Gove has said the unsayable, but I do believe that he is right this time. There are children in dd's class whose working class accent is so broad that they practically need speech and language therapy. There is nothing wrong with regional accents, but everything wrong with lazy speech where children fail to pronounce their vowels property. I can see poor pronouncation entering dd's speech. For example she misspelt water as "worer" . It is going to be hard for children with incomprendible thick accents to get middle class jobs where good communication skills are essential.
I completely agree with this. (although I think it's unfair to pick on vowel sounds specifically - they vary hugely from region to region, and it's perfectly possible to articulate yourself extremely clearly with ugly vowels.) 
People mistake a requirement to 'speak properly' as being asked to shed all traces of regional accent. It does not mean that at all - it just means that if you are not capable of enunciating clearly and do not have a decent grasp of basic grammar then it will be very difficult to learn spell, to be understood clearly outside of your own social environment, or (most importantly) to reach the required standard of written and spoken English that enables you to thrive and be taken seriously in a professional environment.
If you get a poker up your arse over this and you cannot accept that there is ahuge middle ground between asking someone to drop the 'Vicki Pollard' and demanding that they mimic Kirstie Allsopp then you are being very blinkered and obstructive.
Sometimes very working class people (especially young men IME) do themselves no favours. In bloody-minded determination to be true to their roots they often swagger, grunt, mumble, display defensive or aggressive body language, and basically just refuse to scrub up a bit and learn the art of 'best foot forward' and making a good impression.
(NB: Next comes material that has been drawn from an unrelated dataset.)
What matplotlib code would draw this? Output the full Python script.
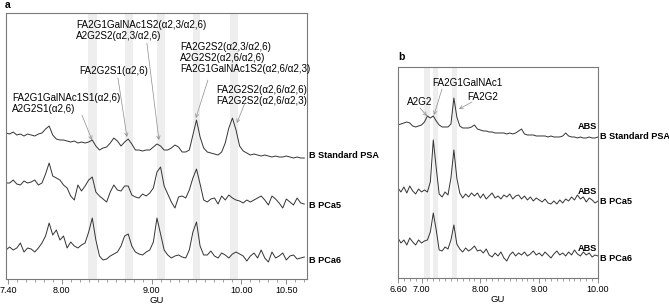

There is a culture of stubborn 'learned helplessness' that can affect everything from dreadful grammar, poorly written CVs and letters of introduction, inappropriate attire for a business environment, appearing rude or gauche because of a lack of awareness of basic etiquette, to (at the extreme end) disgusting table manners.
Even a dogged attachment to casual vernacular speech and the reluctance to use 'big words' due to either a lack of confidence, or a fear of acting 'posh and poncey' could result in someone appearing inarticulate, one dimensional and not very bright.
That may not be the case at all, of course, but it is the impression it might give.
If you listen to working class and lower MC young teenagers chatting you will notice they often use descriptions like clever brainy posh snob goody-goody and nerd as interchangeable. There seems to be a very misguided but implicit understanding among many of them (given their often limited exposure to people they perceive as 'posh') that you cannot be any of those things without automatically being the other.
That attitude needs to change, for several reasons, but not least because it creates real barriers in encouraging many young WC people to aspire both at school and beyond. They start to believe their own nonsense - that only 'snobby' or 'posh' people are clever, self-disciplined and well-behaved, and to aspire to any of those things is to be 'snobby.'
That's fine if they are happy to continue the status quo by becoming skilled or unskilled manual workers, blue collar workers etc, and there is certainly no shame in any of that at all.
But in order to aim for something with more scope for advancement and financial and social mobility they may need to brush up on their personal presentation skills. And just accept that making an effort to appear more appealing to people in authority is, annoyingly, the most cast-iron route to getting on in life.
And if they are not prepared to do that, out of some warped sense of disloyalty to their class then they can expect to stay exactly where they are.